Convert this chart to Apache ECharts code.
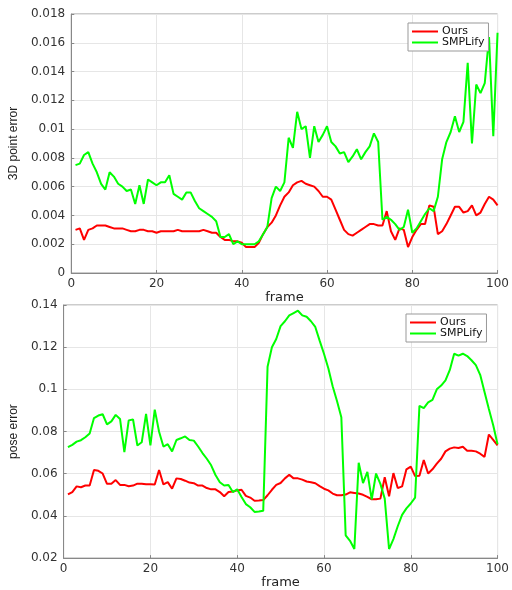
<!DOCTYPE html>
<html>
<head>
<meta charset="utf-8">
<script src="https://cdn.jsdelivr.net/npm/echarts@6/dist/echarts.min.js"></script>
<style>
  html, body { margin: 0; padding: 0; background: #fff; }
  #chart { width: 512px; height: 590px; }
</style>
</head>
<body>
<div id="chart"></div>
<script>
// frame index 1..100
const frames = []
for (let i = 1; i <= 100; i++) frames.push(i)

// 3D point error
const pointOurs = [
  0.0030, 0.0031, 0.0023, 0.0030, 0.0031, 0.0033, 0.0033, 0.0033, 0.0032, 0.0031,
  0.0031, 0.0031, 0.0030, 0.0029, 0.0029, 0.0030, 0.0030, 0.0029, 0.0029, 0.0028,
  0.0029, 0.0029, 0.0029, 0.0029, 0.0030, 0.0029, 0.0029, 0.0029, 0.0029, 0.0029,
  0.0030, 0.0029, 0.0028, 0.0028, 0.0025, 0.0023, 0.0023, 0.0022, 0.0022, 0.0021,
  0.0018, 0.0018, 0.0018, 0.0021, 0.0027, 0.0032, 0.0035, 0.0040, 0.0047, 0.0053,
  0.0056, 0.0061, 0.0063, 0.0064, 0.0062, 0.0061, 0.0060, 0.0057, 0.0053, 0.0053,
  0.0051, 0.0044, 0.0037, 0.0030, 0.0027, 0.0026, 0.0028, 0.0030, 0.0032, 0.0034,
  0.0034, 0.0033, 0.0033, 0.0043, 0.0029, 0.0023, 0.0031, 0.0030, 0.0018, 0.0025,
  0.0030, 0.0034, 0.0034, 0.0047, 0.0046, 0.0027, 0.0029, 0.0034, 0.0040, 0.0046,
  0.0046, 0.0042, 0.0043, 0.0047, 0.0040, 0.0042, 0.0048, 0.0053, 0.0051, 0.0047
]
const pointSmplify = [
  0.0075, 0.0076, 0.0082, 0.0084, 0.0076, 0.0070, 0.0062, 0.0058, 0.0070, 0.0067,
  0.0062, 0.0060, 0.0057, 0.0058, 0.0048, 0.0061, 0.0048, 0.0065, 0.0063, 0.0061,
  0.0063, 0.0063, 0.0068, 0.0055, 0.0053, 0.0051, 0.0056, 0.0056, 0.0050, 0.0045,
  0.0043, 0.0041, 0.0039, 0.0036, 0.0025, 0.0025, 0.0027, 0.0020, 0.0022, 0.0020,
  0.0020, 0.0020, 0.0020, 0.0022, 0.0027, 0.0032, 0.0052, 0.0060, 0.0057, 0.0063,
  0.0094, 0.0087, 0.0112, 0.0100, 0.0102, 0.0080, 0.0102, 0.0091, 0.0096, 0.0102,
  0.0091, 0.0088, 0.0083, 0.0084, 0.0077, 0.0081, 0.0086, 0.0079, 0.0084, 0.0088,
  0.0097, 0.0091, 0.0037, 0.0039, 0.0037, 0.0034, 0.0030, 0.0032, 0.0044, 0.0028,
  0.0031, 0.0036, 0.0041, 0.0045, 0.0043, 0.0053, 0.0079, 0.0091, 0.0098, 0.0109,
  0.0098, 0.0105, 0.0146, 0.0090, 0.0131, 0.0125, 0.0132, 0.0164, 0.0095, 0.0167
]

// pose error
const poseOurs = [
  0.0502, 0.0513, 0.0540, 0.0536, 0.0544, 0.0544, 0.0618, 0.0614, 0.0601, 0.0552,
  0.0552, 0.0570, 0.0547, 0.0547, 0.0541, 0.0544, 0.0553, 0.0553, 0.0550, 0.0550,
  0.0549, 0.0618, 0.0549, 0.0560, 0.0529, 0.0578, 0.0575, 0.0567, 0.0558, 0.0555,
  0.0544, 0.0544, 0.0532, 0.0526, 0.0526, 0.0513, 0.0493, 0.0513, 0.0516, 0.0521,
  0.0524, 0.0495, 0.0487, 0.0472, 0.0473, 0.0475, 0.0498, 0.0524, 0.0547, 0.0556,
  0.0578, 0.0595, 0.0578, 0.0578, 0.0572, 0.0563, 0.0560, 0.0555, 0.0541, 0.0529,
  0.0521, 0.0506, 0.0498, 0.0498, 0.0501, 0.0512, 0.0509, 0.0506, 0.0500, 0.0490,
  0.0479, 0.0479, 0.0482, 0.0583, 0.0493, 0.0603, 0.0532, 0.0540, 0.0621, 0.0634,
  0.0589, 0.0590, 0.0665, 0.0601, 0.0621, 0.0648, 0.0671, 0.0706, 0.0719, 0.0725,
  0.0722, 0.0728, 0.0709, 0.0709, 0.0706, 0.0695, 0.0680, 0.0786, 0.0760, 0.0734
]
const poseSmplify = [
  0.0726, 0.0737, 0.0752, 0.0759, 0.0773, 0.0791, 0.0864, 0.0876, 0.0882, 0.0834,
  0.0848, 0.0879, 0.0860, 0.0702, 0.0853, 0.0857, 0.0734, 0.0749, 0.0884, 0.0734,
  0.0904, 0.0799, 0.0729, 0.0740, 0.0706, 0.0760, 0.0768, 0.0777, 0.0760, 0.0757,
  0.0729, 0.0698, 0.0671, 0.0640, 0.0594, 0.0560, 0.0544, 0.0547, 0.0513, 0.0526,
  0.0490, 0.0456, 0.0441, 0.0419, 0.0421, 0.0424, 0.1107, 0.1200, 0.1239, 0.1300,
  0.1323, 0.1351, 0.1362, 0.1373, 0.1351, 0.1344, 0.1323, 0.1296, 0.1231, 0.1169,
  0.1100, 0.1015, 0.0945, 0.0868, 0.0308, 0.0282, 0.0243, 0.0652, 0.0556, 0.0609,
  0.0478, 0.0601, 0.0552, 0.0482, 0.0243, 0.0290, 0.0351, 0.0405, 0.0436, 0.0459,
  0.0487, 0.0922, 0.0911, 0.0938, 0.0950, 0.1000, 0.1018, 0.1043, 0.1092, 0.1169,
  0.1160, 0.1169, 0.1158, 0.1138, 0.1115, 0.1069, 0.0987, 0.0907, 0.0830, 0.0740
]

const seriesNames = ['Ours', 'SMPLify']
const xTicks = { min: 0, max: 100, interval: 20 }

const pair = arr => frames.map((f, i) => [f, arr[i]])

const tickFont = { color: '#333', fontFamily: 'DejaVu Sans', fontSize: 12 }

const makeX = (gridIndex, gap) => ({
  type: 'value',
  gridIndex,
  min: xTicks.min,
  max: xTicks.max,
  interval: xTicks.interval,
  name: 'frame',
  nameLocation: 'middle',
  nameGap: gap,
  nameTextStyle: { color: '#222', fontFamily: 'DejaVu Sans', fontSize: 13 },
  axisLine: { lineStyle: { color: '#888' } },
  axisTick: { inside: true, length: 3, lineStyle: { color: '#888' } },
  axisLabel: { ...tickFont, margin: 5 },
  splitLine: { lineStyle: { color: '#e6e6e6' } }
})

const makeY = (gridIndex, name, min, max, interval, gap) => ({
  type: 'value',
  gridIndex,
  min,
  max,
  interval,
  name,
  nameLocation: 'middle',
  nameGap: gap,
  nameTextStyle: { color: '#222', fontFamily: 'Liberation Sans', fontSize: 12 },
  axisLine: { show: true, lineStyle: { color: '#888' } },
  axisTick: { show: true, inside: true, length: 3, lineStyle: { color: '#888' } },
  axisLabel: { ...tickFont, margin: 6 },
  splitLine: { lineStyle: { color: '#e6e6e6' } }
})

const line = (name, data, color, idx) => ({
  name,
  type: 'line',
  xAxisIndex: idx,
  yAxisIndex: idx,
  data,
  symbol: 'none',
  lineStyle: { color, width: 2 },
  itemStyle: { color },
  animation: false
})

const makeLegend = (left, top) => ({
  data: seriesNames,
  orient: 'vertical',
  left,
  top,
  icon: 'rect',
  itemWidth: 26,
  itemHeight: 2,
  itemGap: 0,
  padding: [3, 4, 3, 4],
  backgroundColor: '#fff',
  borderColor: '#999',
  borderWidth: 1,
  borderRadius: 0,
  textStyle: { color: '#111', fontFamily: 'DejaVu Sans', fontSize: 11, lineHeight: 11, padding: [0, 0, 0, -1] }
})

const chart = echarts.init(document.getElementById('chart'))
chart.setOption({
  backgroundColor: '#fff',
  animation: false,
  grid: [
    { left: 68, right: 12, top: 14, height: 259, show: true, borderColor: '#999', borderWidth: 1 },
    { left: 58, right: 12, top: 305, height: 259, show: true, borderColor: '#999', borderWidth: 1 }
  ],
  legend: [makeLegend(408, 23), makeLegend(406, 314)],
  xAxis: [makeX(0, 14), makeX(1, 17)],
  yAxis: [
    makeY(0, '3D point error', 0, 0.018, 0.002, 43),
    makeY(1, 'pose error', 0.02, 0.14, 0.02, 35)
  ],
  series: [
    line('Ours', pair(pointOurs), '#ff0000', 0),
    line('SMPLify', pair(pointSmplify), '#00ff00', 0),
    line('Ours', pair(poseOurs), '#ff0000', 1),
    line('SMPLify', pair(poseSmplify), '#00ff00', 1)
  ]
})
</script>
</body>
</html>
...
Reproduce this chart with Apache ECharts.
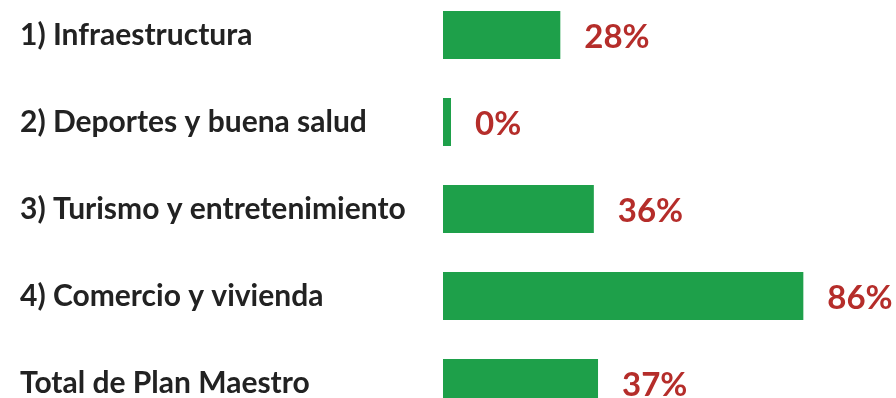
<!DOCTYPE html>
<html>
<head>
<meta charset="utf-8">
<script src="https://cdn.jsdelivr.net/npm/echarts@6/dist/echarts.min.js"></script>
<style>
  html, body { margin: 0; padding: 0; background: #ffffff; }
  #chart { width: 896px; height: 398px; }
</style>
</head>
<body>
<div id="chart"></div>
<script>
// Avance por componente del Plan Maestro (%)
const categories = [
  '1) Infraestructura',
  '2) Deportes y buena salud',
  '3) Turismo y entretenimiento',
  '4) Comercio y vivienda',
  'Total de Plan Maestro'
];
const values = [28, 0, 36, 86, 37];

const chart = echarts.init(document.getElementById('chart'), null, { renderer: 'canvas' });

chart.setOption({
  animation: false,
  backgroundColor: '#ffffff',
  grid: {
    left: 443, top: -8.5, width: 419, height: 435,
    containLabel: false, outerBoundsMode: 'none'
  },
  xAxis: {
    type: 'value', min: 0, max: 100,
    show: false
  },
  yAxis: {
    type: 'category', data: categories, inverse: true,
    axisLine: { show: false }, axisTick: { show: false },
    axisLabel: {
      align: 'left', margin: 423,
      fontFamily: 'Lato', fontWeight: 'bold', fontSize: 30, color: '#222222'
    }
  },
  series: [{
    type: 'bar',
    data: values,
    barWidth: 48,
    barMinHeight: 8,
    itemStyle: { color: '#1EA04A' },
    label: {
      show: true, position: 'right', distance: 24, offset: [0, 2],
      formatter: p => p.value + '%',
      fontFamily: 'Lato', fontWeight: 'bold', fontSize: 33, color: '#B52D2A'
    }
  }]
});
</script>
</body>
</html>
==
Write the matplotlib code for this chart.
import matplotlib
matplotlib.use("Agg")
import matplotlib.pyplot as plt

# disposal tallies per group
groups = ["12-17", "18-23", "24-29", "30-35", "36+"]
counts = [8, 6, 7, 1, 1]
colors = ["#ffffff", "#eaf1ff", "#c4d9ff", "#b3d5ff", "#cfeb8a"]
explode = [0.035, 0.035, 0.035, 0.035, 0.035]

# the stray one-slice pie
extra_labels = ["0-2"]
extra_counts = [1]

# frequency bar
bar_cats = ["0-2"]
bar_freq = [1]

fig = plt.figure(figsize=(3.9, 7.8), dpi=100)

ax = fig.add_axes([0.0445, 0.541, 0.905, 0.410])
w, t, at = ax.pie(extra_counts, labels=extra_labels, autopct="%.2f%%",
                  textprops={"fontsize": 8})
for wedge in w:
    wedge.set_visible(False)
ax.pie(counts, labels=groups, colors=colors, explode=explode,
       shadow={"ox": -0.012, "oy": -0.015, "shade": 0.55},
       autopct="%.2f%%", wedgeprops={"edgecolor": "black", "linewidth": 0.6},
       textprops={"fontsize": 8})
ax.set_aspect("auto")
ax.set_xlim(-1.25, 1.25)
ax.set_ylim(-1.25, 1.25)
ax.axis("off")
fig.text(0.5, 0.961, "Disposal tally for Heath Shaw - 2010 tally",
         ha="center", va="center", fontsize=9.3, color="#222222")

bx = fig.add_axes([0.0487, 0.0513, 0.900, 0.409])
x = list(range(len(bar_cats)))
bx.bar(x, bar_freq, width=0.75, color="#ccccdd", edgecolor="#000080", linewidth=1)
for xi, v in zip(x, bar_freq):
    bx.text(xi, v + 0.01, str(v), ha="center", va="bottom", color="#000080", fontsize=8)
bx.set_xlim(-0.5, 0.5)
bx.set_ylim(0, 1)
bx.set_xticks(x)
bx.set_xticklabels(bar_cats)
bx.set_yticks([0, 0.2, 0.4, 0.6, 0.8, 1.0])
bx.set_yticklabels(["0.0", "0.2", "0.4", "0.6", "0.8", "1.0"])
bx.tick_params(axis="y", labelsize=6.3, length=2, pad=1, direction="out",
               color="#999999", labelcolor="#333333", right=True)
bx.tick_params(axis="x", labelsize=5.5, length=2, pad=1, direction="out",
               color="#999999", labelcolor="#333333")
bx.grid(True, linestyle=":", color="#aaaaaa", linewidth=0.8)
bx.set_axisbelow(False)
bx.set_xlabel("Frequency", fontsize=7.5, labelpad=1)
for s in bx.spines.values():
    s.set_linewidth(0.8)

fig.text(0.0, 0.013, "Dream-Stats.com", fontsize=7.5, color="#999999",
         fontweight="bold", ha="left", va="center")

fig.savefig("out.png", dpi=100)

◆ **The request**
Above are the records. Identify each line that contains the word "Apache".

◆ **Finished task**
Convert this chart to Apache ECharts code.
Reproduce this chart with Apache ECharts.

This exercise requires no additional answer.